Y’all, this was SO much better than the plain carrot! The OJ sweetened things up considerably without obscuring the taste of the carrot juice. And the carrot juice softened the intense sweetness of the OJ. They were like the peanut butter and chocolate of juices! Unlike yesterday’s fiasco, this pop was a pleasure to eat. Thanks so much for the tip, Donnelle!
I also received comments and messages suggesting adding ginger to the carrot juice. As soon as I get my hands on some ginger, I’ll give that one a try.

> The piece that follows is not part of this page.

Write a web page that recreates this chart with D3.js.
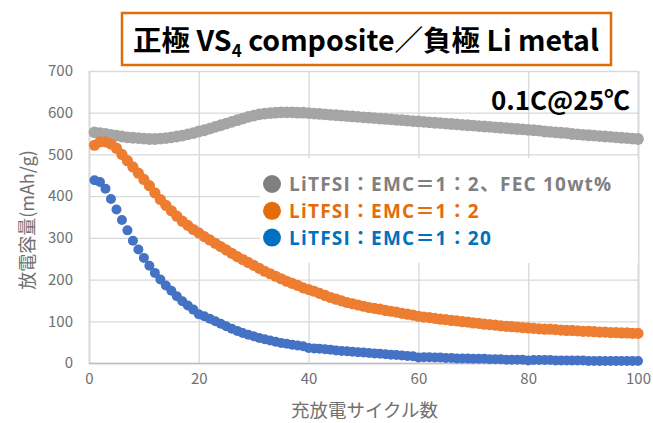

They can’t all be Nutella pops, y’all.
A few days ago, a friend asked me why I don’t make more veggie ice pops. True, I did make a Green Monster ice pop way back in the beginning, but since then I have stuck largely to fruit and other sweets. She wanted to know where the sugar snap pea pops were. Since I had no inclination to liquify sugar snaps, I tried this instead:
Now, truth be told, I don’t like carrot juice. It’s just a little too weird for my taste. And it probably would have been a good idea to use this with some other juice the first time I tried it, just to ease me into it. But I was feeling lazy, so I just poured and waited:
The husband tried it first and had this to say: “It’s hard. Tastes like a carrot.” After the obligatory “that’s what she said” joke (though actually, I prefer an old-fashioned, Lorelai Gilmore “Dirty!”), I tried it. It wasn’t really that hard (dirty!). It had the same consistency most juice pops have — not soft, but easily bitten. And it tasted like a carrot.
If you like carrot juice, this pop will make you happy. But on its own, carrot juice makes an unappetizing ice pop. I’m willing to try this mixed with other fruits or juices, though. Do any of you know if carrot juice plays well with others? If so, do you have any combinations to suggest?